60. Examinations are an integral part of the education function that the Applicant has been employed to handle. Examinations are the indicator that indicate whether or not the student is making progress in whatever field/course he was studying. It needs an invigilator to oversee the writing of examinations in order to protect the integrity of the process and the event of writing credible examinations.

61. The charge against the Applicant was couched as follows:

Gross insubordination in that you fail to carry out a lawful order
or routine instruction without just or reasonable cause.

The charge related to the failure of the Applicant to invigilate on 11 April 2018. I have already indicated earlier that Lehlakolas order/instruction to the Applicant was lawful and reasonable. Insubordination on the part of the employee justifies dismissal if the insubordination was serious persistent and deliberate – Armitage Shanks SA (Pty) Ltd v Mnisi (1995) 61 ILJ 61 (IC).

In this matter the instruction to the Applicant related to the serious matter of invigilating the examinations. The Applicant was instructed by Lehlakola to enter the campus to invigilate. The Applicant responded to the campus manager that he and others were afraid to enter the premises because of the students who were outside of the campus premises and who had earlier ordered them out. Upon the reaction of the Applicant to the instruction Lehlakola called in the Police. The Applicant persisted in his failure to obey the instruction. After the students had been dispersed by the Police the Applicant persisted in not complying with the instruction. The refusal by the Applicant to take the instruction was very deliberate on his part.
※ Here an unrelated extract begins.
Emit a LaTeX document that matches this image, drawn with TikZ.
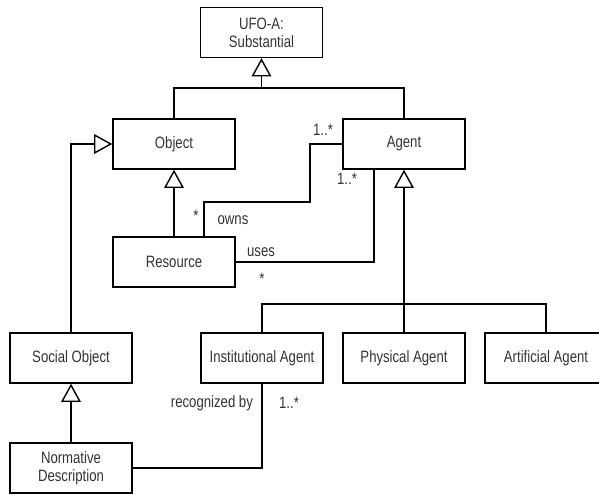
\documentclass[tikz,border=0pt]{standalone}
\usepackage{fontspec}
\setmainfont{Liberation Sans}[FakeStretch=0.8]
\usetikzlibrary{arrows.meta,calc}
\begin{document}
\begin{tikzpicture}[x=0.025cm,y=-0.025cm,line width=1pt,
    cls/.style={draw,text=black!80,minimum width=3.05cm,minimum height=1.25cm,align=center,inner sep=2pt,font=\fontsize{11.7}{13}\selectfont},
    lbl/.style={text=black!80,inner sep=1pt,font=\fontsize{11.7}{13}\selectfont},
    gen/.style={-{Triangle[open,length=13pt,width=14pt]}}]
      \useasboundingbox (0,0) rectangle (599,494);
      % classes
      \node[cls] (ufo) at (261.5,32.5) {UFO-A:\\Substantial};
      \node[cls] (object) at (174,144) {Object};
      \node[cls] (agent) at (404,144) {Agent};
      \node[cls] (resource) at (174,262) {Resource};
      \node[cls] (social) at (71,358) {Social Object};
      \node[cls] (normative) at (71,468) {Normative\\Description};
      \node[cls] (inst) at (262,358) {Institutional Agent};
      \node[cls] (phys) at (404,358) {Physical Agent};
      \node[cls] (artif) at (546,358) {Artificial Agent};
      % generalizations
      \coordinate (top) at (261.5,88);
      \draw[gen] (top) -- (ufo.south);
      \draw (object.north) |- (top) -| (agent.north);
      \draw[gen] (resource) -- (object);
      \draw[gen] (social.north) |- (object.west);
      \draw[gen] (normative) -- (social);
      \coordinate (kinds) at (404,304);
      \draw[gen] (kinds) -- (agent.south);
      \draw (inst.north) |- (kinds) -| (artif.north);
      \draw (kinds) -- (phys.north);
      % associations
      \coordinate (ownsbend) at (310,202);
      \draw ($(resource.north)+(30,0)$) |- (ownsbend) |- (agent.west);
      \draw (resource.east) -| ($(agent.south)+(-30,0)$);
      \draw (normative.east) -| (inst.south);
      % roles and multiplicities
      \node[lbl] (ownsmany) at (196,216) {*};
      \node[lbl] (owns) at (233,220) {owns};
      \node[lbl] (ownsone) at (323,130) {1..*};
      \node[lbl] (usesone) at (347,179) {1..*};
      \node[lbl] (uses) at (261,252) {uses};
      \node[lbl] (usesmany) at (262,279) {*};
      \node[lbl,anchor=east] (recog) at (255,403) {recognized by};
      \node[lbl] (recogone) at (289,403) {1..*};
    \end{tikzpicture}
\end{document}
After he had complained about his safety he still did not obey the instruction when the Police were at the campus. Even after the students had been dispersed he still did not comply with the order. The non-compliance with Lehlakola’s instruction was gross and attracted the sanction of dismissal because it was a calculated breach by the Applicant of the duty to obey the employer’s instruction.
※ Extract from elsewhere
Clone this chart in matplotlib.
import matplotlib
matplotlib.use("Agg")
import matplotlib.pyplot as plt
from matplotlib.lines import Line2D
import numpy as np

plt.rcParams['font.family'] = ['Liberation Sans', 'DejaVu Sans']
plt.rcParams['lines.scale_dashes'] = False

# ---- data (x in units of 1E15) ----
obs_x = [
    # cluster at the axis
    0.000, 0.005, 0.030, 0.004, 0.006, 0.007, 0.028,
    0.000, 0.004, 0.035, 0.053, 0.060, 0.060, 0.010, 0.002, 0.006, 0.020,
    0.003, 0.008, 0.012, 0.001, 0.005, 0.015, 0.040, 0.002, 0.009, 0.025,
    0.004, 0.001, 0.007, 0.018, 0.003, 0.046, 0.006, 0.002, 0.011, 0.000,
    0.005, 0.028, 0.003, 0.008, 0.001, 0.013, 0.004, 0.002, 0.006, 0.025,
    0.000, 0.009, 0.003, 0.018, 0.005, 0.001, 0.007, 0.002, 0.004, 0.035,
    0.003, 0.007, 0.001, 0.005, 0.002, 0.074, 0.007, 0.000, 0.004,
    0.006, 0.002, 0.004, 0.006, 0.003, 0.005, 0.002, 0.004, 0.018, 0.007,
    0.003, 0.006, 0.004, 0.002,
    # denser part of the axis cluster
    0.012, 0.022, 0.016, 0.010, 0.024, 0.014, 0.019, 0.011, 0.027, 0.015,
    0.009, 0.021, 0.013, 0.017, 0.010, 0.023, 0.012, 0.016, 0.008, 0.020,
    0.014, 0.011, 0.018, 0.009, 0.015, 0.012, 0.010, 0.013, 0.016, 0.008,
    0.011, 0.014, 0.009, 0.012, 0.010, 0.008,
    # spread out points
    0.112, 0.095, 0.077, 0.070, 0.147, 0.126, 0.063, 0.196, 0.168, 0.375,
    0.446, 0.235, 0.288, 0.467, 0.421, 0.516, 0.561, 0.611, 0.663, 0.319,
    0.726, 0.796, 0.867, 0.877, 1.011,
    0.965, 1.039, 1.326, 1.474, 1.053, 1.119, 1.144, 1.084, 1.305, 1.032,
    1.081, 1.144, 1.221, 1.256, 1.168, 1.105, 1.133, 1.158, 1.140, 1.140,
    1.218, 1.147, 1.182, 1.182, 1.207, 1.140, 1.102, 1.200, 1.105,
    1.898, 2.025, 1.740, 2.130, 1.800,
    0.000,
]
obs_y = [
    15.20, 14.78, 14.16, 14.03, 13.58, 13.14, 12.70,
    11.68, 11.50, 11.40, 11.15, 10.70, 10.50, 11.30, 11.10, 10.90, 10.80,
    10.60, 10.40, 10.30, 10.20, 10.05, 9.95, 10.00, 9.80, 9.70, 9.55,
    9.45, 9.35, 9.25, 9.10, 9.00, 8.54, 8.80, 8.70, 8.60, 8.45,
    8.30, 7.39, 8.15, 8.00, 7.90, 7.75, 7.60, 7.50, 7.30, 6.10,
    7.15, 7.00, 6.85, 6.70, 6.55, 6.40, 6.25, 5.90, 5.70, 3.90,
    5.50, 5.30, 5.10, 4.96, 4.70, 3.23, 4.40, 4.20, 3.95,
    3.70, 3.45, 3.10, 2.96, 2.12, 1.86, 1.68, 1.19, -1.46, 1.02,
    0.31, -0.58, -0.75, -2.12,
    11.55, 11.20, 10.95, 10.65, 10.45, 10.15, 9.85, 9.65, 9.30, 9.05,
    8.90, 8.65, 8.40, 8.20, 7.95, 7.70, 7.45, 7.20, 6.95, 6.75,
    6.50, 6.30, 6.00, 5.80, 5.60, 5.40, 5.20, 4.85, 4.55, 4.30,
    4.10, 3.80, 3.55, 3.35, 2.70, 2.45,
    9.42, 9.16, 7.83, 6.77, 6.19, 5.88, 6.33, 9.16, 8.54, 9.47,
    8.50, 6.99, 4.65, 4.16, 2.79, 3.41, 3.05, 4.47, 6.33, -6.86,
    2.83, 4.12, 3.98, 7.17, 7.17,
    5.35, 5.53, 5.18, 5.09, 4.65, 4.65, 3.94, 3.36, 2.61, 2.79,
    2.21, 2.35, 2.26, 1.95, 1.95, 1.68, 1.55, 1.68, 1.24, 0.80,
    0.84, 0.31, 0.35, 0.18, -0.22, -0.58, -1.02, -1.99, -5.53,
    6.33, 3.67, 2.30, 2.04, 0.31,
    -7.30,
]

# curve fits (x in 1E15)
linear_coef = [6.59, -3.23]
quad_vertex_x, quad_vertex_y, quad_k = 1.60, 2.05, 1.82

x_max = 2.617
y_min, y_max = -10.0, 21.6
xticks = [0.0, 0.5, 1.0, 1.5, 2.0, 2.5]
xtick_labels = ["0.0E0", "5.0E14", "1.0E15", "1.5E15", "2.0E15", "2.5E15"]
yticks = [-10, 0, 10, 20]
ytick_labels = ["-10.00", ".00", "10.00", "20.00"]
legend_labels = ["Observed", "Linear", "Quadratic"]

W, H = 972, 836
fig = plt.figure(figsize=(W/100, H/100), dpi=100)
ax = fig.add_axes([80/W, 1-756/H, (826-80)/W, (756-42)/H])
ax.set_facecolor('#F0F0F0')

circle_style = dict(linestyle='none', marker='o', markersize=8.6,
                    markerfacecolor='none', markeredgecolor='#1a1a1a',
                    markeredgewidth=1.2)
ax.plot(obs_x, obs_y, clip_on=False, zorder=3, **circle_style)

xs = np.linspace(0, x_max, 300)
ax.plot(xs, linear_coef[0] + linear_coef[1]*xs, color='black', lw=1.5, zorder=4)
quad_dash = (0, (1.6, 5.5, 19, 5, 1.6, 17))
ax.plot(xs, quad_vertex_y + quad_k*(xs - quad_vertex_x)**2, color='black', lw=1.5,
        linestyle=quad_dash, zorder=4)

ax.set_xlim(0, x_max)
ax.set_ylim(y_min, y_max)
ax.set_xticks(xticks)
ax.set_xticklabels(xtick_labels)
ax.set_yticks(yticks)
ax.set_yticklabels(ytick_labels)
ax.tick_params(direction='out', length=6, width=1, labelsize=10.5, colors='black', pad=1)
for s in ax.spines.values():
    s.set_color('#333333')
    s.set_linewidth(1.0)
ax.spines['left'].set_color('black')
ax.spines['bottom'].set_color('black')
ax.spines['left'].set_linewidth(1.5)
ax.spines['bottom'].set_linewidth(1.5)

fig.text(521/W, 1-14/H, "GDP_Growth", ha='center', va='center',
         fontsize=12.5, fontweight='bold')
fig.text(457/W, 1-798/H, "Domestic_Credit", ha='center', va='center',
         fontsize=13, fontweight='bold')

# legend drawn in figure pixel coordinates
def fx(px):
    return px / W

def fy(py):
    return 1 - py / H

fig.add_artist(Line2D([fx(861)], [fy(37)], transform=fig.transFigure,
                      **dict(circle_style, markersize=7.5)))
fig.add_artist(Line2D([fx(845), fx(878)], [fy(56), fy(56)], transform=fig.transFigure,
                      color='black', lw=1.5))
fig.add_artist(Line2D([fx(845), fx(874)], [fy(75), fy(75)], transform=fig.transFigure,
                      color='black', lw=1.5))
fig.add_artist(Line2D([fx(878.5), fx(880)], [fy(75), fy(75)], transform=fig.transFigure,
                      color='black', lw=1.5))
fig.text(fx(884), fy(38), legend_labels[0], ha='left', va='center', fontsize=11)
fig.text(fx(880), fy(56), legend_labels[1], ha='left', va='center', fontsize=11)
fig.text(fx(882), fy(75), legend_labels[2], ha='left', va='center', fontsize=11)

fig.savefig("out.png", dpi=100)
62. In my view the Respondent has established that the conduct of the Applicant was one that justified the sanction of dismissal. At no stage during the arbitration process did it appear that the Applicant was going to obey the instruction of the employer – the Applicant was bent on defying the authority of the employer over him. The fact that he was a shop steward should have been enough warning to the Applicant that he was openly defying the authority of the employer and that his conduct was destructive of the trust relationship between him and the employer over its members including himself.

63. The Applicant sought to make it an issue that the Respondent had called to the arbitration people who did not testify at the internal hearing. The Applicant also called such a witness. All those witnesses did not give evidence that impacted on the original decision arrived at during the internal hearing.


64.1 I find that the DHET (Maluti TVET College) dismissal of P. P. Lephuthing with regard to charge 1 (insubordination charge) was procedurally and substantively fair.

64.2 I find that P. P. Lephuthing was not guilty of the incitement charge.

64.3 I confirm the dismissal of P. P. Lephuthing.